Second, brown the carcass in the oven for 45 minutes at 400º F or until they reach that perfect brown colour. Use it to make a broth adding a simple mirepoix (carrot, celery and onion), bay leaves, a few whole pepper corns and, one or a few sprig of thyme. Let simmer for at least 2 hours of even better as long as 8 to 10 hours skimming regularly. Strain and reserve the broth. (alternatively use store bought broth)
In the meantime:
- Peel some pearl onions. To do this, you can blanch them in boiling water for a few minutes. After this treatment, the skins should slide off the onion easily.
- Clean a good quantity of mushrooms.
- Brown the chicken in a medium sized pot with some chopped bacon and olive oil. Reserve. (note, you can did the chicken in flour before browning it, this will help thickening the sauce)
- Brown the mushroom in the fat remaining in the pot. Reserve.
At that point you are ready to really start working on the stew. In the pot where you browned the chicken and the mushrooms, add the chicken and the chicken stock and let reduce by at least half to concentrate the flavour. At that point, add as much red wine as you can afford; I personally used one whole bottle for two small birds (a good chicken stock to wine ratio: 1:1). Adjust seasoning and add one bay leaf and a sprig of thyme (by that time, the bay leaves and thyme from the broth have lost some of their punch). Let simmer for as long as it is needed to cook the chicken minus about 30 minutes (you'll have to use your own judgement as each chicken cooks differently; it took almost 3 hours in my case). Add the onions and mushrooms and finish cooking.

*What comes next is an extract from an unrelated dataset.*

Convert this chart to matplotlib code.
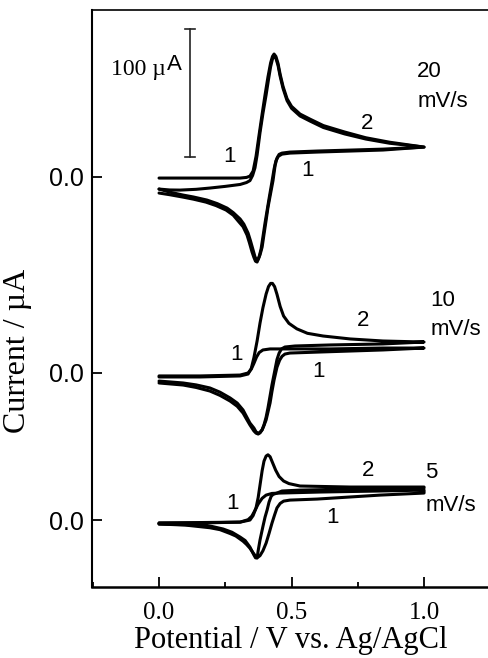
import numpy as np
import matplotlib
matplotlib.use("Agg")
import matplotlib.pyplot as plt
from matplotlib.ticker import MultipleLocator

SERIF = "Liberation Serif"
SANS = "Liberation Sans"

# scan rates, top to bottom, and the current (uA) where each trace's "0.0" sits
rates = ["20", "10", "5"]
baselines = [320.5, 167.2, 52.3]
scale_bar = 100.0  # uA

# ---- 20 mV/s (forward scan then reverse scan) ----------------------------
e20_1 = [0.000, 0.155, 0.306, 0.330, 0.343, 0.355, 0.366, 0.377, 0.389, 0.400, 0.411, 0.421, 0.428, 0.434, 0.441, 0.449,
         0.457, 0.468, 0.483, 0.500, 0.532, 0.570, 0.620, 0.700, 0.780, 0.870, 1.000,
         0.845, 0.596, 0.494, 0.464, 0.453, 0.445, 0.438, 0.430, 0.420, 0.411, 0.404, 0.396, 0.389, 0.381, 0.374, 0.368,
         0.362, 0.355, 0.345, 0.336, 0.320, 0.306, 0.280, 0.257, 0.220, 0.181, 0.130, 0.091, 0.040, 0.000]
i20_1 = [-1.0, -1.0, -1.0, -0.5, 0.5, 4.5, 16.0, 32.0, 49.0, 64.0, 78.0, 89.0, 94.0, 95.9, 94.0, 88.5,
         80.0, 70.5, 61.0, 55.0, 49.0, 45.0, 40.0, 35.0, 30.5, 27.0, 23.2,
         21.6, 20.1, 19.3, 18.5, 17.5, 14.5, 9.0, -3.0, -14.0, -24.0, -34.0, -45.0, -54.9, -61.0, -64.5, -65.0,
         -62.5, -57.3, -50.0, -44.0, -37.0, -33.0, -28.0, -24.5, -21.0, -18.2, -15.8, -14.3, -12.0, -9.6]
e20_2 = [0.000, 0.040, 0.079, 0.140, 0.192, 0.250, 0.306, 0.330, 0.343, 0.353, 0.362, 0.370, 0.381, 0.392, 0.404, 0.413,
         0.421, 0.428, 0.434, 0.441, 0.449, 0.457, 0.468, 0.483, 0.500, 0.532, 0.570, 0.620, 0.700, 0.780, 0.870, 1.000,
         0.845, 0.596, 0.494, 0.464, 0.450, 0.441, 0.434, 0.426, 0.416, 0.408, 0.400, 0.392, 0.385, 0.377, 0.370, 0.364,
         0.358, 0.351, 0.341, 0.332, 0.317, 0.302, 0.280, 0.253, 0.215, 0.177, 0.130, 0.091, 0.040, 0.000]
i20_2 = [-9.6, -10.3, -10.4, -9.8, -8.8, -7.5, -6.0, -4.5, -3.0, 1.0, 7.0, 17.0, 34.5, 49.5, 64.0, 76.0,
         86.0, 92.0, 94.3, 92.5, 87.0, 78.5, 69.0, 59.5, 53.5, 47.5, 43.5, 38.5, 33.5, 29.5, 26.2, 23.2,
         20.9, 19.3, 18.5, 17.7, 16.0, 12.5, 6.0, -4.0, -16.0, -26.0, -36.0, -47.0, -56.5, -63.0, -66.6, -66.0,
         -63.0, -58.8, -51.5, -45.5, -39.0, -35.4, -30.0, -26.0, -22.5, -19.8, -17.5, -15.9, -14.0, -12.7]

# ---- 10 mV/s -------------------------------------------------------------
e10_1 = [0.000, 0.155, 0.306, 0.336, 0.348, 0.358, 0.368, 0.378, 0.392, 0.419, 0.645, 0.845, 1.000,
         1.000, 0.845, 0.608, 0.494, 0.475, 0.464, 0.455, 0.445, 0.434, 0.426, 0.419, 0.411, 0.404, 0.396, 0.389,
         0.381, 0.374, 0.366, 0.358, 0.343, 0.330, 0.317, 0.295, 0.268, 0.230, 0.192, 0.140, 0.091, 0.000]
i10_1 = [-2.3, -2.3, -1.6, 0.0, 3.0, 7.5, 12.5, 16.0, 18.0, 18.8, 18.8, 19.5, 19.5,
         19.5, 18.0, 16.4, 15.6, 14.8, 13.0, 10.0, 4.5, -5.5, -14.5, -23.4, -30.5, -36.7, -41.0, -44.5,
         -46.8, -47.7, -47.0, -45.3, -40.6, -36.0, -31.3, -26.0, -21.9, -17.5, -14.1, -11.3, -9.4, -7.8]
e10_2 = [0.000, 0.155, 0.306, 0.336, 0.348, 0.358, 0.370, 0.381, 0.392, 0.404, 0.413, 0.421, 0.428, 0.436, 0.445,
         0.457, 0.470, 0.490, 0.520, 0.560, 0.619, 0.721, 0.845, 1.000,
         0.845, 0.645, 0.513, 0.475, 0.462, 0.453, 0.445, 0.436, 0.426, 0.418, 0.411, 0.404, 0.396, 0.389, 0.381,
         0.374, 0.366, 0.358, 0.343, 0.330, 0.317, 0.295, 0.268, 0.230, 0.192, 0.140, 0.091, 0.000]
i10_2 = [-3.1, -3.1, -2.3, -0.8, 3.5, 12.0, 25.0, 39.0, 51.0, 61.7, 67.5, 70.0, 70.0, 67.5, 61.5,
         52.0, 44.5, 38.8, 34.5, 31.0, 28.9, 26.6, 25.0, 24.2,
         22.7, 21.9, 21.1, 20.3, 18.8, 15.5, 10.5, 1.0, -9.4, -19.0, -27.3, -34.5, -40.6, -44.3, -46.3,
         -47.0, -46.0, -43.0, -39.1, -34.0, -28.9, -23.5, -19.5, -15.0, -11.7, -9.3, -7.8, -6.3]

# ---- 5 mV/s --------------------------------------------------------------
e5_1 = [0.000, 0.306, 0.336, 0.350, 0.362, 0.374, 0.389, 0.404, 0.426, 0.457, 0.608, 0.834, 1.000,
        1.000, 0.834, 0.596, 0.494, 0.470, 0.457, 0.445, 0.436, 0.426, 0.415, 0.404, 0.392, 0.381, 0.374,
        0.366, 0.358, 0.343, 0.330, 0.317, 0.290, 0.268, 0.230, 0.192, 0.098, 0.000]
i5_1 = [-2.3, -1.6, 0.3, 3.0, 7.5, 12.5, 17.0, 19.5, 20.8, 21.1, 21.9, 22.7, 23.4,
        21.1, 19.5, 16.4, 15.6, 14.8, 13.0, 9.5, 4.0, -2.5, -10.5, -18.0, -24.0, -27.8, -28.9,
        -28.5, -26.5, -22.0, -19.0, -16.5, -12.5, -10.5, -7.5, -6.0, -3.9, -3.1]
e5_2 = [0.000, 0.155, 0.306, 0.343, 0.355, 0.366, 0.374, 0.381, 0.389, 0.396, 0.404, 0.411, 0.419, 0.428, 0.440,
        0.453, 0.470, 0.490, 0.532, 0.721, 1.000,
        1.000, 0.721, 0.532, 0.464, 0.445, 0.430, 0.423, 0.415, 0.408, 0.400, 0.392, 0.381, 0.374, 0.370, 0.364,
        0.358, 0.350, 0.343, 0.325, 0.306, 0.275, 0.242, 0.200, 0.155, 0.000]
i5_2 = [-2.3, -2.3, -1.6, 0.0, 3.5, 9.5, 17.5, 27.3, 38.5, 46.0, 50.0, 51.0, 49.5, 45.0, 39.0,
        34.0, 30.5, 28.5, 26.6, 25.8, 25.8,
        25.0, 24.2, 23.4, 22.7, 21.1, 20.0, 18.5, 14.0, 8.0, 2.3, -5.0, -15.6, -24.0, -29.7, -29.5,
        -27.3, -24.0, -21.1, -16.0, -13.3, -9.5, -7.0, -5.0, -3.9, -3.1]

traces = [[(e20_1, i20_1), (e20_2, i20_2)],
          [(e10_1, i10_1), (e10_2, i10_2)],
          [(e5_1, i5_1), (e5_2, i5_2)]]

# curve numbers written next to each trace: (E, current above baseline, text)
curve_labels = [
    [(0.264, 16.2, "1"), (0.562, 5.2, "1"), (0.785, 42.0, "2")],
    [(0.291, 14.1, "1"), (0.600, 0.8, "1"), (0.770, 41.4, "2")],
    [(0.279, 13.3, "1"), (0.653, 2.3, "1"), (0.789, 39.1, "2")],
]
# scan-rate annotation: (E of left edge, current of upper line, current of lower line)
rate_labels = [(0.974, 82.6, 59.1), (1.023, 57.0, 33.6), (1.004, 37.5, 11.7)]

fig = plt.figure(figsize=(4.89, 6.58), dpi=100)
ax = fig.add_axes([0.1881, 0.1079, 0.8119, 0.8769])

for pair, base in zip(traces, baselines):
    for e, i in pair:
        ax.plot(e, np.array(i) + base, color="black", lw=2.2,
                solid_joinstyle="round", solid_capstyle="round")

for labels, base in zip(curve_labels, baselines):
    for e, i, t in labels:
        ax.text(e, base + i, t, family=SANS, fontsize=16, ha="center", va="center")

for (e, up, lo), r, base in zip(rate_labels, rates, baselines):
    ax.text(e, base + up, r, family=SANS, fontsize=16, ha="left", va="center")
    ax.text(e, base + lo, "mV/s", family=SANS, fontsize=16, ha="left", va="center")

# 100 uA scale bar
bar_x, bar_top = 0.117, 435.9
ax.plot([bar_x, bar_x], [bar_top - scale_bar, bar_top], color="#222222", lw=1.2)
for yy in (bar_top - scale_bar, bar_top):
    ax.plot([bar_x - 0.02, bar_x + 0.02], [yy, yy], color="#222222", lw=1.2)
a_txt = ax.text(0.087, 404, "A", family=SANS, fontsize=16, ha="right", va="baseline")
ax.annotate("100 \u00b5", xy=(0, 0), xycoords=a_txt, xytext=(-1, 0), textcoords="offset points",
            family=SERIF, fontsize=17, ha="right", va="baseline")

ax.set_xlim(-0.253, 1.245)
ax.set_ylim(0, 450.8)
ax.set_xticks([0.0, 0.5, 1.0])
ax.set_xticklabels(["0.0", "0.5", "1.0"], family=SERIF, fontsize=18)
ax.xaxis.set_minor_locator(MultipleLocator(0.25))
ax.set_yticks(baselines)
ax.set_yticklabels(["0.0"] * len(baselines), family=SANS, fontsize=18)

ax.tick_params(axis="x", which="major", direction="in", length=7, width=1.3, pad=11)
ax.tick_params(axis="x", which="minor", direction="in", length=3.5, width=1.3)
ax.tick_params(axis="y", which="major", direction="in", length=7, width=1.3, pad=6)

ax.spines["left"].set_linewidth(1.5)
ax.spines["bottom"].set_linewidth(1.8)
ax.spines["top"].set_linewidth(1.2)
ax.spines["right"].set_color("#d8d8d8")
ax.spines["right"].set_linewidth(1.0)

ax.set_xlabel("Potential / V vs. Ag/AgCl", family=SERIF, fontsize=22, labelpad=1)
ax.set_ylabel("Current / \u00b5A", family=SERIF, fontsize=23)
ax.yaxis.set_label_coords(-0.15, 0.41)

fig.savefig("out.png", dpi=100)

This recipe produces a fairly thin but extremely flavourful sauce. You can thicken it out by adding corn starch mixed in cold water or a commercial sauce thickener. It is absolutely not a necessary step but I personaly like the sauce to be thick enough to stick to my food, not more then necessary though. Finally, a light sprinkle of fresh parsley adds a delicate touch of freshness to this otherwise hearty dish.
I like to serve this delicious stew with noodles but I bet mashed potatoes or even rice would do a great job too but you certainly need to get some kind of starch to soak up the delightful sauce.
2 comments:
What do you think about "lardons" a la Julia Child as opposed to just straight bacon? And by Lardons I mean blanched bacon...
Lardons are great but not always easy to find around here. But now that pork belly is so popular, it is easy to make your own.
Lardons is the classic ingredient for coq au vin, not bacon, of course.